Per Gartner, organizations that “do not consistently manage AI risks are exponentially inclined to experience adverse outcomes such as security failures, financial and reputational loss, and social harm,” OK? We are leveraging our first-to-market advantage in scalable, trusted enterprise AI to bring secure, deterministic, hallucination-free, traceable, domain-specific generative AI solutions and generative AI-augmented applications to market. And we’re seeing a groundswell of interest in all of our generative AI offerings and our remarkable uptake of the C3 Generative AI suite. Our generative AI customer activity has ramped sharply since we introduced this product to market four quarters ago. We’re now applying AI — generative AI in kind of areas where we wouldn’t have expected, in operator assistance in a major manufacturing facility, customer assistance at a global financial services company, and field technical support at a major multinational manufacturing group. DLA Piper is using generative AI to significantly reduce the labor associated with limited partner agreement due diligence. Another leading law firm is using the corpus of S-1s that are contained in SEC.gov to train a large language model to reduce the attorney labor, OK, in generating first drafts of S-1 for IPO candidates.
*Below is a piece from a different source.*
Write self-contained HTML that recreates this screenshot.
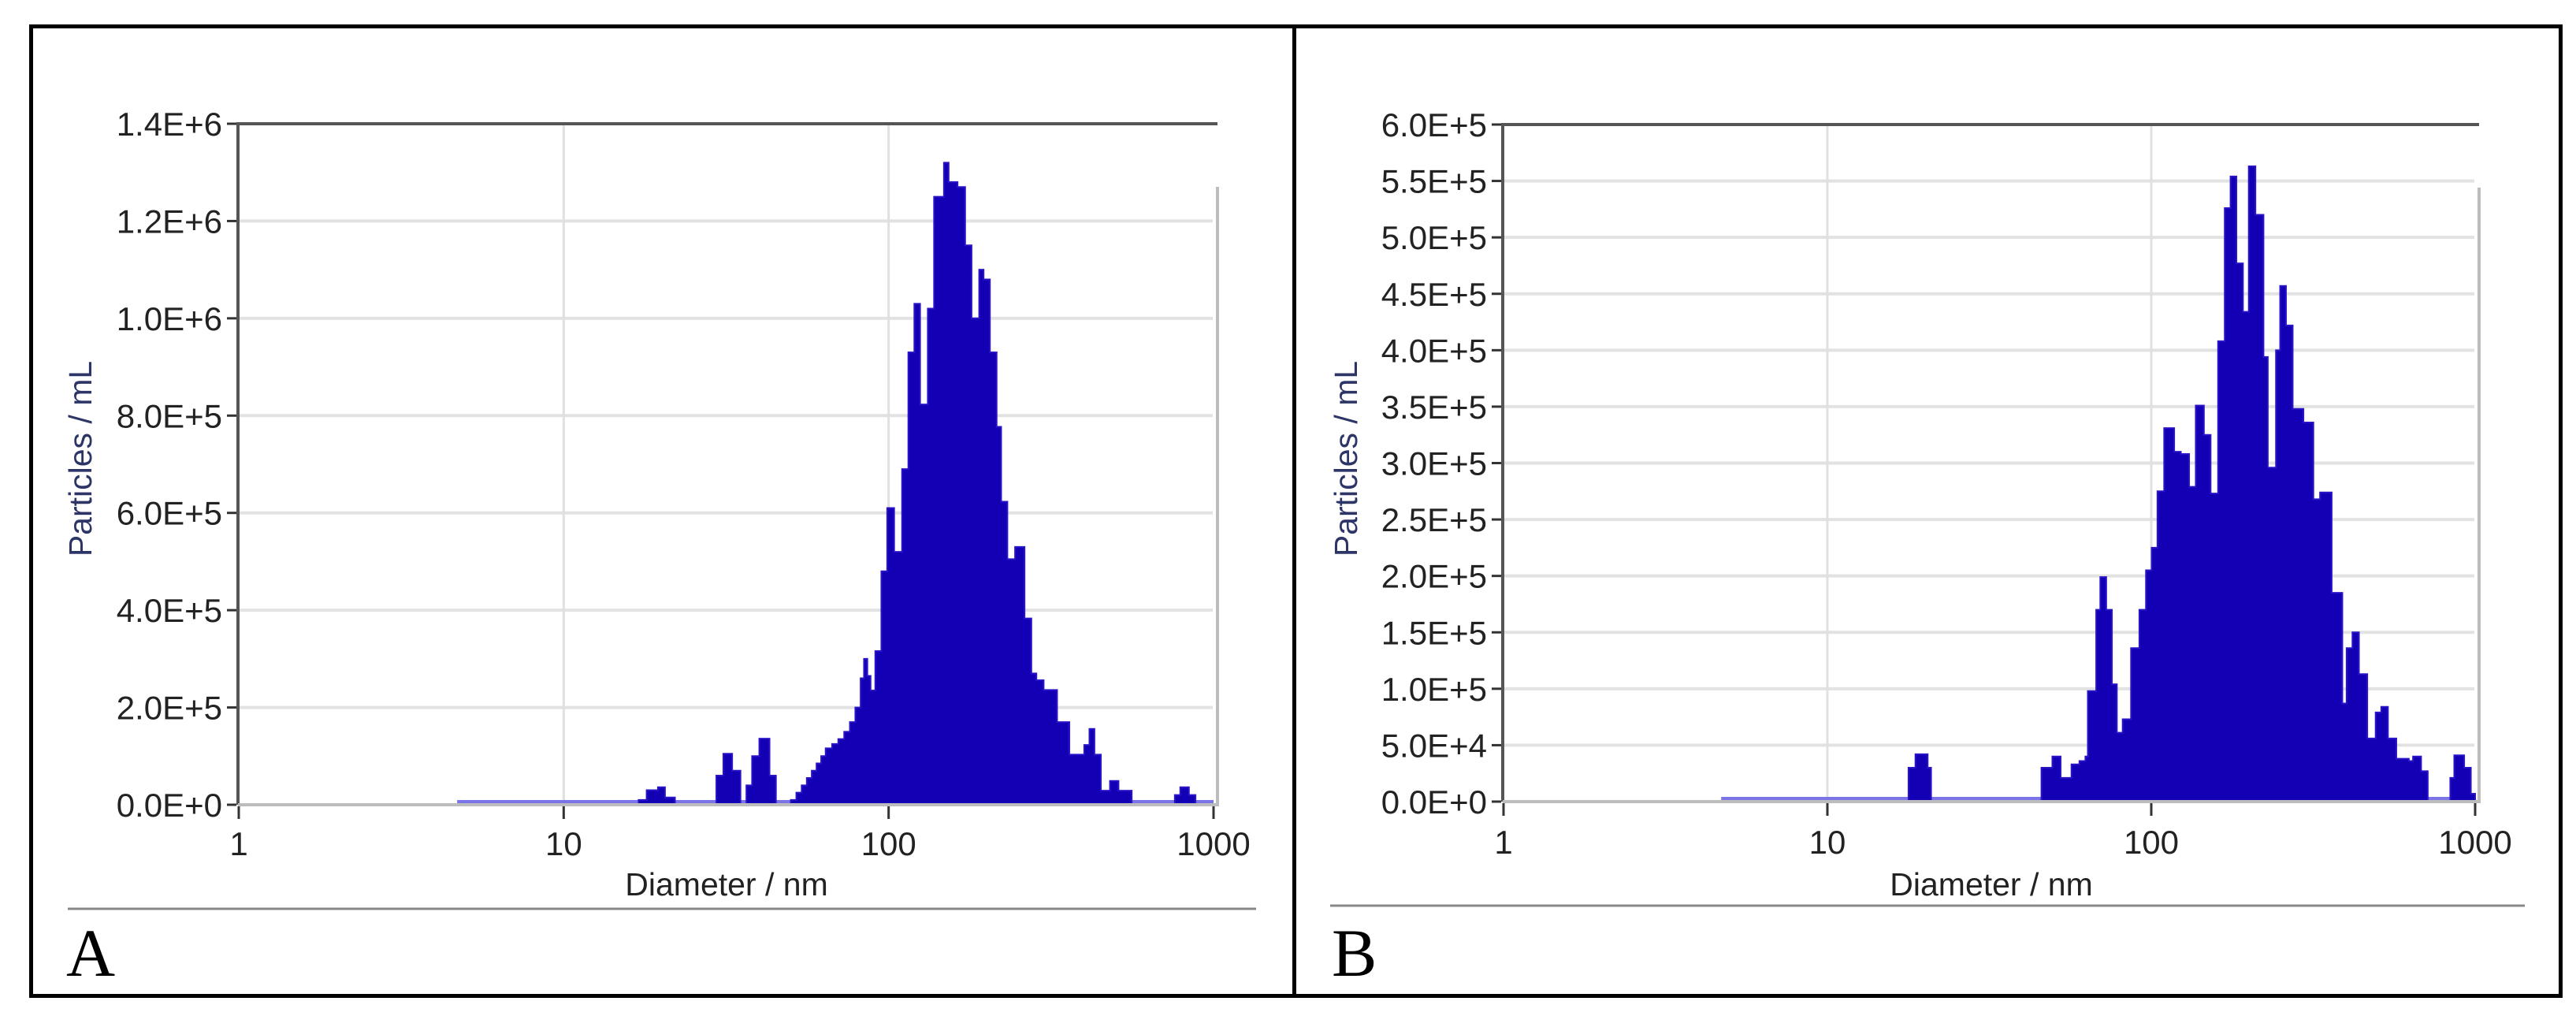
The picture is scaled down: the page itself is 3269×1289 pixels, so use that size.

I mean, imagine you train a large learning model on the corpus of S-1s in sec.gov. And then, you want to come up with your first draft of your S-1 if and when the IPO market opens again, OK, and you put in the name, address, the finances, the key risk factors, hit the carriage return, and you know, ipso facto, you know, the first draft of the S-1 is there. And we’ve saved, you know, God knows how many person weeks of legal associates, where now they can just edit it and get it done. So, it’s really — this is — this is pretty neat. Baker Hughes is using C3 Generative AI, on top of Workday and ServiceNow, to provide its global employees broad and immediate answers to all employee questions about — you know, employee questions, policies, benefits, compensation, what have you. Riverside County in California is using C3 Generative AI to assist their staff in answering questions about citizens questions, about taxation, zoning, building codes, etc. We continue to be really impressed by the broad range of applications to which the — this generative AI technology is applicable.
In — in Q3, we closed 17 generative AI applications pilots across a broad range of industries including federal defense, aerospace, ag, forestry, food processing, manufacturing, state and local government, chemicals, life science, and others. And these generative AI pilot spanned Europe, Latin America, North America. There are no bounds to this. We continue to drive innovation in the generative AI market with our highly differentiated C3 Generative AI solution. Our newest innovations include omni-modal data support.
You’ve heard about multimodal. Well, multimodal doesn’t cut it. Multimodal includes text and images, that doesn’t get you very far. You need to include you know — you need, you know, enterprise data, ERP, CRM, OSI PI data, telemetry, images, text, photos, voice. So, you know, in order for this — for this dog to hunt, OK, it needs to, you know — you know, multimodal, it doesn’t get you anywhere.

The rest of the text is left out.